Data provided:
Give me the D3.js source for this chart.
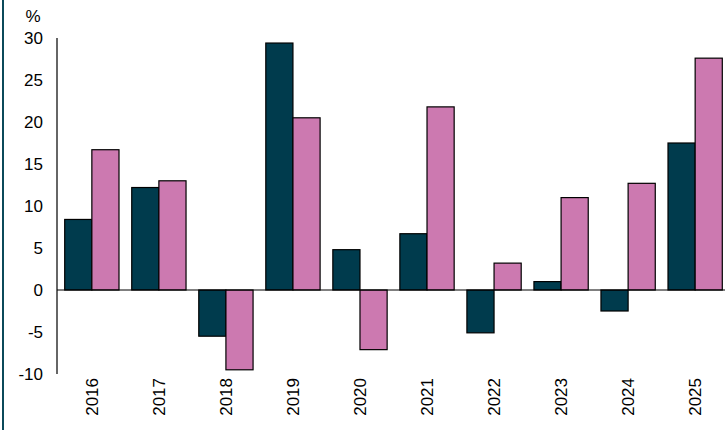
<!DOCTYPE html><html><head><script src="https://cdn.jsdelivr.net/npm/d3@7"></script>
<style>body{margin:0;background:#fff}svg{display:block}text{font-family:"Liberation Sans",Arial,sans-serif;fill:#000}</style></head><body><svg width="725" height="430"></svg><script>
const years=["2016","2017","2018","2019","2020","2021","2022","2023","2024","2025"];
const seriesA=[8.4,12.2,-5.5,29.4,4.8,6.7,-5.1,1.0,-2.5,17.5];
const seriesB=[16.7,13.0,-9.5,20.5,-7.1,21.8,3.2,11.0,12.7,27.6];
const yTicks=[-10,-5,0,5,10,15,20,25,30];
const svg=d3.select("svg");
svg.append("rect").attr("x",2).attr("y",0).attr("width",2).attr("height",430).attr("fill","#0b4a5a");
const y=d3.scaleLinear().domain([-10,30]).range([374,38]);
const x=d3.scaleBand().domain(years).range([58,729]).paddingInner(0.19).paddingOuter(0.1);
const xs=d3.scaleBand().domain([0,1]).range([0,x.bandwidth()]);
svg.append("line").attr("x1",57).attr("x2",57).attr("y1",y(30)).attr("y2",y(-10)).attr("stroke","#333").attr("stroke-width",1.5);
svg.selectAll(".yt").data(yTicks).join("text").attr("x",43).attr("y",d=>y(d)).attr("dy","0.35em").attr("text-anchor","end").attr("font-size",17).text(d=>d);
svg.append("text").attr("x",33).attr("y",22).attr("font-size",17).attr("text-anchor","middle").text("%");
[seriesA,seriesB].forEach((s,i)=>{
 svg.selectAll(".b"+i).data(years).join("rect").attr("x",(d)=>x(d)+xs(i)).attr("width",xs.bandwidth())
 .attr("y",(d,j)=>y(Math.max(0,s[j]))).attr("height",(d,j)=>Math.abs(y(s[j])-y(0)))
 .attr("fill",i?"#cc79b0":"#003b4d").attr("stroke","#000").attr("stroke-width",1.2);
});
svg.append("line").attr("x1",57).attr("x2",725).attr("y1",y(0)).attr("y2",y(0)).attr("stroke","#000").attr("stroke-width",1);
svg.selectAll(".xt").data(years).join("text").attr("transform",d=>`translate(${x(d)+x.bandwidth()/2+6},378) rotate(-90)`).attr("text-anchor","end").attr("font-size",17).text(d=>d);
</script></body></html>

Aim of the task: Print the complete listing exactly as it stands, without its pictures.

Response to the exercise:
Give me the D3.js source for this chart.
<!DOCTYPE html><html><head><script src="https://cdn.jsdelivr.net/npm/d3@7"></script>
<style>body{margin:0;background:#fff}svg{display:block}text{font-family:"Liberation Sans",Arial,sans-serif;fill:#000}</style></head><body><svg width="725" height="430"></svg><script>
const years=["2016","2017","2018","2019","2020","2021","2022","2023","2024","2025"];
const seriesA=[8.4,12.2,-5.5,29.4,4.8,6.7,-5.1,1.0,-2.5,17.5];
const seriesB=[16.7,13.0,-9.5,20.5,-7.1,21.8,3.2,11.0,12.7,27.6];
const yTicks=[-10,-5,0,5,10,15,20,25,30];
const svg=d3.select("svg");
svg.append("rect").attr("x",2).attr("y",0).attr("width",2).attr("height",430).attr("fill","#0b4a5a");
const y=d3.scaleLinear().domain([-10,30]).range([374,38]);
const x=d3.scaleBand().domain(years).range([58,729]).paddingInner(0.19).paddingOuter(0.1);
const xs=d3.scaleBand().domain([0,1]).range([0,x.bandwidth()]);
svg.append("line").attr("x1",57).attr("x2",57).attr("y1",y(30)).attr("y2",y(-10)).attr("stroke","#333").attr("stroke-width",1.5);
svg.selectAll(".yt").data(yTicks).join("text").attr("x",43).attr("y",d=>y(d)).attr("dy","0.35em").attr("text-anchor","end").attr("font-size",17).text(d=>d);
svg.append("text").attr("x",33).attr("y",22).attr("font-size",17).attr("text-anchor","middle").text("%");
[seriesA,seriesB].forEach((s,i)=>{
 svg.selectAll(".b"+i).data(years).join("rect").attr("x",(d)=>x(d)+xs(i)).attr("width",xs.bandwidth())
 .attr("y",(d,j)=>y(Math.max(0,s[j]))).attr("height",(d,j)=>Math.abs(y(s[j])-y(0)))
 .attr("fill",i?"#cc79b0":"#003b4d").attr("stroke","#000").attr("stroke-width",1.2);
});
svg.append("line").attr("x1",57).attr("x2",725).attr("y1",y(0)).attr("y2",y(0)).attr("stroke","#000").attr("stroke-width",1);
svg.selectAll(".xt").data(years).join("text").attr("transform",d=>`translate(${x(d)+x.bandwidth()/2+6},378) rotate(-90)`).attr("text-anchor","end").attr("font-size",17).text(d=>d);
</script></body></html>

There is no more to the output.